Tantôt montrées, tantôt implicites, les griffures, blessures et gouttes de sang inexpliquées s’immiscent peu à peu dans le quotidien de Nina. Alors qu’elle découvre et repousse progressivement ses limites, elle sombre dans la noirceur du cygne machiavélique tant recherché. Daren Aronofsky manie avec brio l’illusion et le cauchemar qui s’emparent de la danseuse. L’on ne distingue bientôt plus ce qui est réel de ce qui ne l’est pas. La force du scénario est d’éluder la question. Le cygne noir devient seul épicentre du cheminement de Nina.

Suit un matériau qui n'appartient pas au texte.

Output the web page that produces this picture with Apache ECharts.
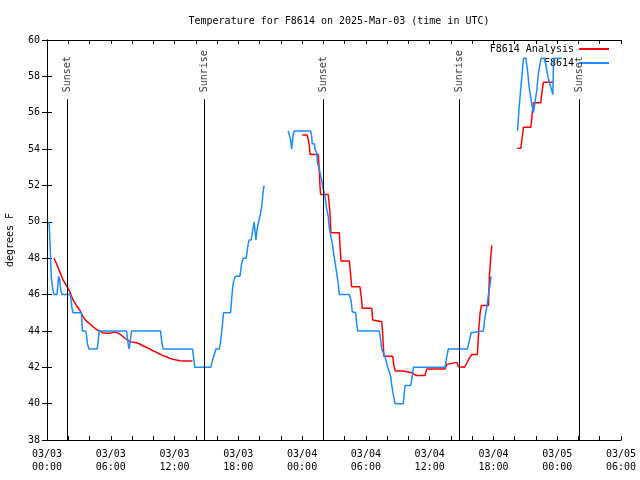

Face à Lily (Mila Kunis), dont elle soupçonne sans raison la jalousie mais qu’elle cherche inconsciemment à imiter, Nina tente tant bien que mal de s’affirmer et de s’asseoir à la place qui lui est due. Idem vis-à-vis de Thomas (Vincent Cassel). Peu à peu, le directeur du ballet observe ainsi la métamorphose qu’il a engendrée chez la danseuse. Nina casse ces barrières qui l’emprisonnent. Pour devenir le cygne noir, elle prend le dessus sur l’image qu’elle a toujours renvoyée. Exit la fragilité et la pudeur qui semblent intrinsèques à son personnage. Son unique objectif est de transcrire parfaitement ce second cygne. La perfection dans la violence, voilà l’essence de ce que Nina recherche. Jusqu’à finalement se faire violence à elle-même. La quête ne connaît de fin que dans l’épuisement de toute ressource physique et émotionnelle.

Black Swan
© Twentieth Century Fox France

Si Black Swan fait le choix de dépeindre la danse classique dans ses aspects les plus sombres, cette obscurité n’est pas sans virtuosité. Darren Aronofsky pousse les stéréotypes à l’extrême. Pourtant, l’on ne peut s’empêcher de reconnaître la performance narrative et scénaristique orchestrée autour des thématiques complexes de la découverte du soi profond. Quête de liberté, de perfection et d’émancipation : à travers le personnage de Nina – pour lequel Natalie Portman remporte l’Oscar de la meilleure actrice en 2010, c’est le passage de l’enfance à l’âge adulte que le réalisateur dépeint sous le tulle, les violons et.. quelques épines noires.